Będąc zanurzonym w takim klimacie łatwo jest poddać się temu sposobowi komunikacji. Ironia jest zabawna, jeśli szanuje innego człowieka. Inaczej to bardzo krzywdząca maniera. Przebojowość, luz blues, takie tam „pitu pitu”. Niby to nic ważnego jednak powoduje krzywdę, zwłaszcza jeśli oberwie się takim zjadliwym komentarzem. Dlaczego więc tyle tego w społecznej debacie? Co zyskujemy złośliwością?
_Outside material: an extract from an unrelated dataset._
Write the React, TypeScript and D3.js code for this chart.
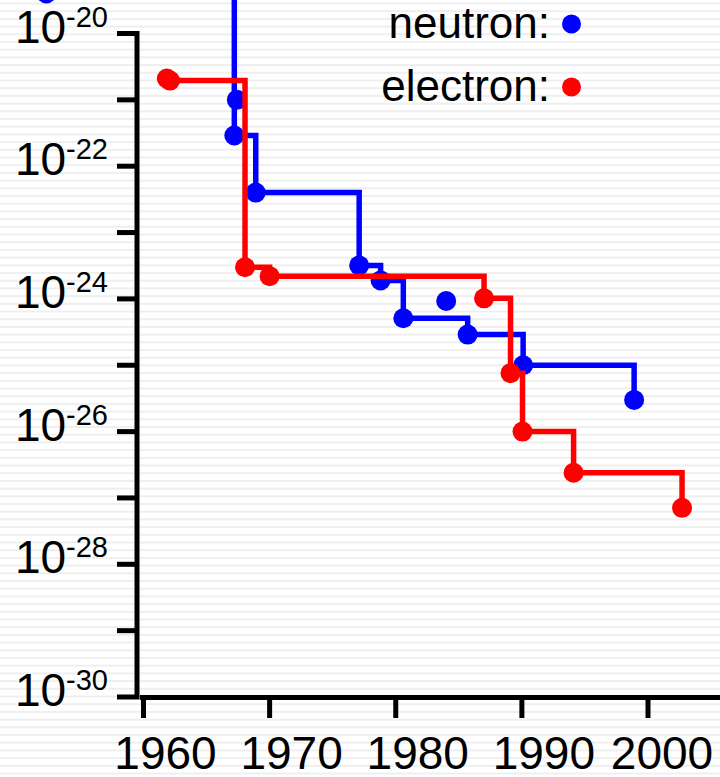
import React from "react";
import * as d3 from "d3";

// upper limits on the electric dipole moment (e·cm), by year of publication
const neutronYears = [1952.3, 1967.2, 1967.4, 1968.9, 1977.1, 1978.8, 1980.6, 1984.0, 1985.7, 1990.1, 1998.9];
const neutronLimits = [4.0e-20, 2.9e-22, 1.0e-21, 4.0e-23, 3.2e-24, 1.9e-24, 5.1e-25, 9.3e-25, 2.9e-25, 1.0e-25, 3.0e-26];

const electronYears = [1961.85, 1962.1, 1968.05, 1970.0, 1987.0, 1989.1, 1990.05, 1994.1, 2002.7];
const electronLimits = [2.1e-21, 1.95e-21, 3.0e-24, 2.2e-24, 1.02e-24, 7.6e-26, 1.0e-26, 2.4e-27, 7.1e-28];

const yearTicks = [1960, 1970, 1980, 1990, 2000];
const decadeExps = [-20, -21, -22, -23, -24, -25, -26, -27, -28, -29, -30];
const labelExps = [-20, -22, -24, -26, -28, -30];

const legendItems = [
    {label: "neutron:", color: "#0000ff"},
    {label: "electron:", color: "#ff0000"},
];

interface Pt {
    yr: number;
    v: number;
}

const W = 720;
const H = 777;
const FONT = "'Liberation Sans', Arial, sans-serif";

// only results that improved on the best limit so far make the step line
const envelope = (pts: Pt[]) => {
    let best = Infinity;
    return pts.filter(p => {
        if (p.v < best) {
            best = p.v;
            return true;
        }
        return false;
    });
};

export default function App() {
    const x = d3.scaleLinear().domain([1960, 2000]).range([143.5, 648]);
    const y = d3.scaleLog().domain([1e-30, 1e-20]).range([697, 33.5]);

    const axisX = 137;
    const tickLen = 20;

    const neutron: Pt[] = neutronYears.map((yr, i) => ({yr, v: neutronLimits[i]}));
    const electron: Pt[] = electronYears.map((yr, i) => ({yr, v: electronLimits[i]}));

    const line = d3
        .line<Pt>()
        .x(p => x(p.yr))
        .y(p => y(p.v))
        .curve(d3.curveStepAfter);

    const stripes = d3.range(2.5, H, 7.7);

    const yTop = y(1e-20);
    const yBot = y(1e-30);

    const series = [
        {pts: neutron, color: legendItems[0].color},
        {pts: electron, color: legendItems[1].color},
    ];

    return (
        <svg width={W} height={H} style={{position: "absolute", left: 0, top: 0}}>
            <rect width={W} height={H} fill="#ffffff"/>
            {stripes.map((s, i) => (
                <rect key={i} x={0} y={s} width={W} height={2} fill="#efefef"/>
            ))}

            {/* y axis with bracket ends */}
            <path
                d={`M${axisX - tickLen},${yTop}H${axisX}V${yBot}H${axisX - tickLen}`}
                fill="none"
                stroke="#000"
                strokeWidth={5}
            />
            {decadeExps.slice(1, -1).map(e => (
                <line key={e} x1={axisX - tickLen} x2={axisX} y1={y(Math.pow(10, e))} y2={y(Math.pow(10, e))}
                      stroke="#000" strokeWidth={5}/>
            ))}
            {labelExps.map(e => (
                <text key={e} x={108} y={y(Math.pow(10, e)) + 9} textAnchor="end"
                      fontFamily={FONT} fontSize={46} fill="#000">
                    10<tspan dy={-16} fontSize={29}>{`${e}`}</tspan>
                </text>
            ))}

            {/* x axis */}
            <line x1={axisX + 3} x2={W} y1={yBot + 0.5} y2={yBot + 0.5} stroke="#000" strokeWidth={5}/>
            {yearTicks.map(t => (
                <line key={t} x1={x(t)} x2={x(t)} y1={yBot + 0.5} y2={yBot + 21} stroke="#000" strokeWidth={5}/>
            ))}
            {yearTicks.map(t => (
                <text key={t} x={Math.min(x(t) + 22, 662)} y={769} textAnchor="middle"
                      fontFamily={FONT} fontSize={46} fill="#000">
                    {t}
                </text>
            ))}

            {series.map((s, i) => (
                <g key={i}>
                    <path d={line(envelope(s.pts)) ?? ""} fill="none" stroke={s.color} strokeWidth={5.5}/>
                    {s.pts.map((p, j) => (
                        <circle key={j} cx={x(p.yr)} cy={y(p.v)} r={10} fill={s.color}/>
                    ))}
                </g>
            ))}

            {legendItems.map((d, i) => (
                <g key={d.label} transform={`translate(0,${38 + i * 63})`}>
                    <text x={550} y={0} textAnchor="end" fontFamily={FONT} fontSize={44} fill="#000">
                        {d.label}
                    </text>
                    <circle cx={571.5} cy={-14} r={9.5} fill={d.color}/>
                </g>
            ))}
        </svg>
    );
}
Na pewno chwilową ulgę (ale jej powiedziałam!), poczucie siły (zamurowało ją!), popularność (ale ją „pocisnęłaś”! Masz gadane!) i… nic więcej. Na pewno nie zyskujemy na bliskości. Raczej budujemy mur. Jak poradzić sobie ze złośliwością, która psuje klimat w naszym domu?
Łagodnością.
Przy czym nie należy tego mylić z nieśmiałością, bo ta wcale nie jest zaletą. Osoba nieśmiała boi się innych, ich opinii, krytyki. Wycofuje się z rozmów i zadań ze strachu przed niepowodzeniem. Osoba łagodna natomiast ma wewnętrzną siłę, by powstrzymywać się od niepotrzebnych komentarzy czy działań. Potrafi łagodzić sytuacje. Działa, ale nie „bije piany”. Ma świadomość, że kumulowane małe przykrości mogą urosnąć do rozmiaru tragedii, a kumulowane małe trudności zamienić się w problemy nie do rozwiązania.
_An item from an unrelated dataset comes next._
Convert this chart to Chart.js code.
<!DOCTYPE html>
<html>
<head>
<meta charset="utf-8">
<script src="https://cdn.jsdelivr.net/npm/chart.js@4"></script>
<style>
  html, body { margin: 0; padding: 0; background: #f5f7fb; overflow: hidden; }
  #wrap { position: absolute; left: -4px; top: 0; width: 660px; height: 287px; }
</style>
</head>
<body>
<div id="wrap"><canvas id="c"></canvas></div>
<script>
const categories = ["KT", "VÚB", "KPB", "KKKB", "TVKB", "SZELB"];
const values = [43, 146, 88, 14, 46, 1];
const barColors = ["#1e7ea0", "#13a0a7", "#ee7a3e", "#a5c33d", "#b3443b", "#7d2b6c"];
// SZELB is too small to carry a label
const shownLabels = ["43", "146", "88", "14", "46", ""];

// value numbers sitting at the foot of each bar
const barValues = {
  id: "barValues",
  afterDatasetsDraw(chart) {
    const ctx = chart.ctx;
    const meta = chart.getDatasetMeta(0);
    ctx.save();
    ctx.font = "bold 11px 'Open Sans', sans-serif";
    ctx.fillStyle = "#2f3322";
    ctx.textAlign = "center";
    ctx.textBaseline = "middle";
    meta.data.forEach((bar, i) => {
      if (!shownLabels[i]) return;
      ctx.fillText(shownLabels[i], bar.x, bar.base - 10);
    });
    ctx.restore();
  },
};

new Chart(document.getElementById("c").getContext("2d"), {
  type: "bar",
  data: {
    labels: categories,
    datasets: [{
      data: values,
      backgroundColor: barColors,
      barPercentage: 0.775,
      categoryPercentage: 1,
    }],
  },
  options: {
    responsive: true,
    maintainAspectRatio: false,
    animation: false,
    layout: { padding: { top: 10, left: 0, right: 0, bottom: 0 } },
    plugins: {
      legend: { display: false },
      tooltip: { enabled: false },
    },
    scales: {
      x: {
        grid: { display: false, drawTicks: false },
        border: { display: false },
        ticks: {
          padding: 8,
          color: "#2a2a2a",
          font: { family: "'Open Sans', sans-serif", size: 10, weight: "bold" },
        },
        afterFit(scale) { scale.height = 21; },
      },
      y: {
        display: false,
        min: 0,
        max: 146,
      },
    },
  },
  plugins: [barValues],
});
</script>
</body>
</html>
Łagodność to dobry kierunek.
Kiedyś czytałam taki anty dekalog dla rodziców spisany przez policjantów stykających się z przestępczością młodzieży. Był bardzo zaskakujący w swojej prostocie i gwarantował sukces w wychowaniu przestępcy. O zgrozo były tam bardzo typowe błędy rodziców – od zbytniej pobłażliwości po nadmierną kontrolę. Jedno utkwiło mi w pamięci, ponieważ miałam wtedy jakiegoś „złośliwego” 2 latka w domu (oczywiście, wiem, że to nie jest czysta złośliwość tylko normalny etap, jednak na zachowanie dziecka należy dobrze reagować, dlatego to piszę), który zarówno nas obrażał, jak i podważał nasze polecenia. Całe spektrum zachowań typowych dla tego etapu rozwoju.
A przy tym był tak bardzo śmieszny. Te miny, gesty, cała postawa a la „mały dyrektorek”. Cały bajer jednak polega na tym by się z tego zachowania nie śmiać. A przynajmniej, żeby taki delikwent tego nie widział. Dlaczego? Bo ta reakcja jest nieodpowiednia. To nie kabaret tylko wychowywanie dziecka i dla skuteczności tego procesu dobrze by było zachować się spójnie.
Zamiast się śmiać – skorygować zachowanie. W tym dekalogu było napisane: „śmiej się, jeśli dziecko źle się odzywa albo jest nieposłuszne, to zachęci je tylko do bardziej wulgarnych zachowań”. Mnie to przekonuje. Dlatego, zaczynając od siebie, staram się miło odzywać do męża i dzieci. Szukać tego, co łączy, nie rzucać kąśliwych uwag i docinek. Tego samego wymagam od dzieci wobec siebie i wobec rodzeństwa.
U nas walka o sympatyczniejszy klimat trwa każdego dnia.